Onde está o mal? Está na “romantização” da violência como lhe chama, e bem, a mãe da Beatriz, no texto escorreito e simples que vai direto, ao ponto, para nos fazer pensar. Que interessa se a relação entre a vítima e o assassino era, tinha sido ou poderia vir a ser, ou não, uma relação do tipo amoroso? Que importam as mensagens trocadas com os amigos na intimidade do telemóvel da vítima? No momento do crime era, tão só, uma relação em que a violência reduz a humanidade à crueldade mais animal. Nada justifica, nada pode explicar, a bestialidade da maldade em estado puro.
Não se trata apenas de não fazer o mínimo. Na hora da morte, não manchar a reputação da vítima vitimizando-a duplamente, preservando-lhe a memória e deixando a família em paz na hora do luto. Trata-se, tão só, de não induzir nem branquear uma leitura distorcida e desculpabilizante da atitude desumana e cruel do agressor.

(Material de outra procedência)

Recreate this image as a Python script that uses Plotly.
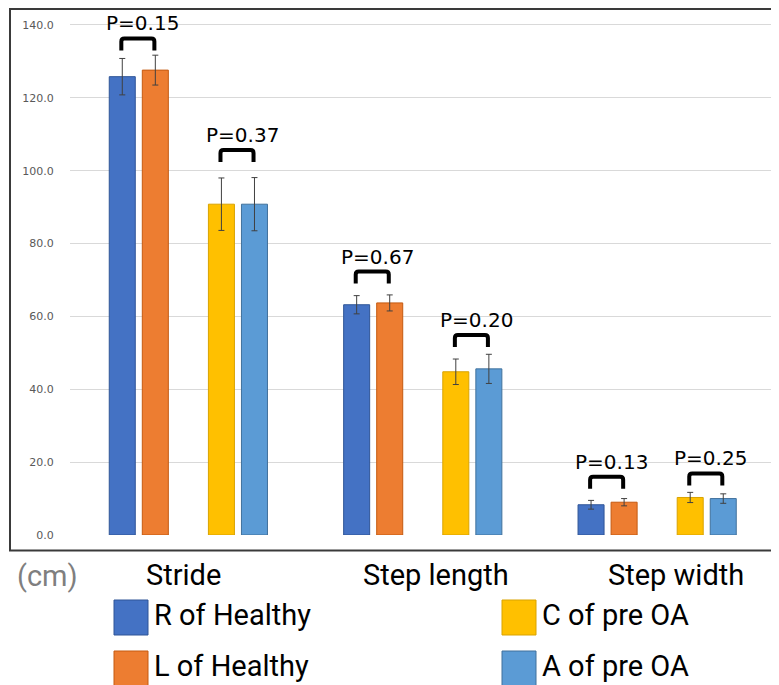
import plotly.graph_objects as go

# ---------------- data ----------------
categories = ["Stride", "Step length", "Step width"]
series_names = ["R of Healthy", "L of Healthy", "C of pre OA", "A of pre OA"]
r_healthy = [125.8, 63.2, 8.3]
r_healthy_sd = [5.0, 2.5, 1.2]
l_healthy = [127.6, 63.7, 9.0]
l_healthy_sd = [4.1, 2.2, 1.0]
c_preoa = [90.8, 44.8, 10.3]
c_preoa_sd = [7.2, 3.5, 1.4]
a_preoa = [90.8, 45.6, 10.0]
a_preoa_sd = [7.3, 4.0, 1.3]
p_healthy = ["P=0.15", "P=0.67", "P=0.13"]
p_preoa = ["P=0.37", "P=0.20", "P=0.25"]
bracket_healthy_y = [136.3, 72.3, 16.0]
bracket_preoa_y = [105.7, 54.9, 16.9]
y_tick_vals = [0, 20, 40, 60, 80, 100, 120, 140]
y_tick_text = ["0.0", "20.0", "40.0", "60.0", "80.0", "100.0", "120.0", "140.0"]
unit_label = "(cm)"

# ---------------- styles ----------------
colors = ["#4472C4", "#ED7D31", "#FFC000", "#5B9BD5"]
edge_colors = ["#2F5597", "#C55A11", "#D9A300", "#41719C"]
offsets = [-0.282, -0.141, 0.141, 0.282]   # bar-centre offset within a group
bar_w = 0.111

OFF = 8                      # default page body margin
PAGE_W, PAGE_H = 779, 685
W, H = PAGE_W - OFF, PAGE_H - OFF
PL, PR, PT, PB = 70, 772, 10, 535   # plot area in page pixels
ML, MR, MT, MB = PL - OFF, W - (PR - OFF), PT - OFF, H - (PB - OFF)
PW, PH = PR - PL, PB - PT
x_range = [-0.505, 2.49]
y_range = [0, 144.1]
px_per_y = PH / (y_range[1] - y_range[0])
px_per_x = PW / (x_range[1] - x_range[0])

def px(xpix):
    return (xpix - PL) / PW

def py(ypix):
    return (PB - ypix) / PH

values = [r_healthy, l_healthy, c_preoa, a_preoa]
sds = [r_healthy_sd, l_healthy_sd, c_preoa_sd, a_preoa_sd]

fig = go.Figure()
for k in range(4):
    fig.add_trace(go.Bar(
        x=[i + offsets[k] for i in range(len(categories))],
        y=values[k],
        width=bar_w,
        name=series_names[k],
        marker=dict(color=colors[k], line=dict(color=edge_colors[k], width=1)),
        error_y=dict(type="data", array=sds[k], visible=True,
                     color="#404040", thickness=1, width=3),
        showlegend=False,
    ))

shapes = []
annotations = []

# significance brackets
leg = 12 / px_per_y
rx = 3 / px_per_x
ry = 3 / px_per_y
for pairs, tops, texts in [((0, 1), bracket_healthy_y, p_healthy),
                           ((2, 3), bracket_preoa_y, p_preoa)]:
    for i in range(len(categories)):
        x1 = i + offsets[pairs[0]] - 0.004
        x2 = i + offsets[pairs[1]] - 0.004
        yt = tops[i]
        yb = yt - leg
        path = (f"M {x1},{yb} L {x1},{yt - ry} Q {x1},{yt} {x1 + rx},{yt} "
                f"L {x2 - rx},{yt} Q {x2},{yt} {x2},{yt - ry} L {x2},{yb}")
        shapes.append(dict(type="path", path=path, xref="x", yref="y",
                           line=dict(color="black", width=4)))
        annotations.append(dict(x=(x1 + x2) / 2, y=yt, xref="x", yref="y",
                                text=texts[i], showarrow=False, yshift=15, xshift=5,
                                yanchor="middle",
                                font=dict(family="DejaVu Sans", size=20, color="black")))

# chart frame
shapes.append(dict(type="rect", xref="paper", yref="paper",
                   x0=px(10), x1=px(790), y0=py(550.5), y1=py(9),
                   line=dict(color="#3a3a3a", width=2), fillcolor="rgba(0,0,0,0)",
                   layer="above"))

# category labels
label_shift = [-5, 13, 19]
for i, c in enumerate(categories):
    annotations.append(dict(x=i, y=py(575), xref="x", yref="paper", text=c,
                            showarrow=False, xshift=label_shift[i], yanchor="middle",
                            font=dict(family="Roboto", size=29, color="black")))
annotations.append(dict(x=px(15), y=py(576), xref="paper", yref="paper",
                        text=unit_label, showarrow=False, xanchor="left",
                        yanchor="middle",
                        font=dict(family="Roboto", size=29, color="#7f7f7f")))

# legend (drawn manually, 2x2)
leg_pos = [(114, 600), (114, 651), (502, 600), (502, 651)]
for k in range(4):
    lx, ly = leg_pos[k]
    shapes.append(dict(type="rect", xref="paper", yref="paper",
                       x0=px(lx), x1=px(lx + 34), y0=py(ly + 35), y1=py(ly),
                       fillcolor=colors[k], line=dict(color=edge_colors[k], width=1)))
    annotations.append(dict(x=px(lx + 38), y=py(ly + 15), xref="paper", yref="paper",
                            text=series_names[k], showarrow=False, xanchor="left",
                            yanchor="middle",
                            font=dict(family="Roboto", size=29, color="black")))

fig.update_layout(
    width=W, height=H,
    margin=dict(l=ML, r=MR, t=MT, b=MB, pad=0),
    paper_bgcolor="white", plot_bgcolor="white",
    barmode="overlay",
    shapes=shapes, annotations=annotations,
    xaxis=dict(range=x_range, showticklabels=False, showgrid=False,
               zeroline=False, showline=False, ticks=""),
    yaxis=dict(range=y_range, tickvals=y_tick_vals, ticktext=y_tick_text,
               showgrid=True, gridcolor="#d9d9d9", gridwidth=1,
               zeroline=False, showline=False,
               ticks="outside", ticklen=13, tickcolor="rgba(0,0,0,0)",
               tickfont=dict(family="DejaVu Sans", size=11, color="#595959")),
)

fig.write_html("out.html")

Paula lembra, e bem, que mesmo que a vítima fosse “uma mulher da rua” (as palavras são dela!) enquanto vitima ela não teria menos direito à condenação pura e simples da barbárie cometida pelo assassino sem mas, nem meio mas.
Ao vasculhar na vida privada da morta o que se faz é tentar arranjar pretensas justificações para um ato que não pode ter justificação (o ciúme, a não aceitação do fim de uma relação mesmo quando ela existe, a não correspondência a um “pretenso” amor do assassino, a incapacidade deste de lidar com a frustração). Tudo isso podem ser elementos de interesse policial e judicial, mas não são certamente de interesse público. São só de interesse “do público”. Preso ao buraco da fechadura para qual o empurram no engodo de poder espreitar.
Todas as circunstâncias podem e devem ser atendíveis, em tribunal , vistas até como eventuais atenuantes da culpa objetiva sobretudo se minarem, ou impedirem, o claro discernimento por parte do agressor ou inclusivamente o tornarem “ inimputável” por sofrer de um distúrbio psiquiátrico mas não cabe aos jornalistas induzirem ou procurarem uma desculpabilização quase sempre preconceituosa nesse relato.
Quantos de nós nos damos conta de que ao dizer que o agressor cometeu um crime especialmente violento porque tinha com a vítima uma relação de proximidade ou amorosa estamos a induzir, em quem nos leu ou ouviu, conclusões do tipo “ele lá teria as suas razões? Não gostou de ser traído, ela não teve cuidado, quem abre a porta a um estranho àquela hora, porque foi com ele até àquele sítio, porque se drogou, ou porque bebeu…” como se a vitima fosse simultaneamente culpada da sua própria morte, mesmo por ingenuidade, excesso de confiança ou imprudência?
Para Paula Lebre Beatriz é a filha que perdeu às mãos de um assassino sem escrúpulos, nem desculpas, sem ponta de humanidade ou sequer de compaixão pelo outro. A justiça dirá se nele havia, ou não, uma ponta de humanidade (recordo as homilias do Padre Dâmaso em que nos dizia, a todos, os que nos consideramos incapazes de cometer crimes, como estes, que era atrás das grades que tinha conhecido muitos homens bons de toda uma vida apanhados nas malhas de uns minutos maus). Ali, a cumprir pena, estava muita gente tão boa e tão normal como qualquer um de nós. Acredito.
Seja como for, aos jornalistas cabe relatar a morte da vítima e lembrar os princípios de respeito que nos fazem viver seguros, em sociedade, sem cair na morbidez sensacionalista que quase sempre comete um segundo assassínio da vítima: depois da morte física a morte de carácter. A morte que nos leva um filho não pode ter direito a roubar-nos e a levar, com ela, também a memória guardada. A troco de mais uns milhares de audiência ou meia dúzia de jornais vendidos. Antes de relatar estes casos talvez ajude pensar: “E se fosse consigo?”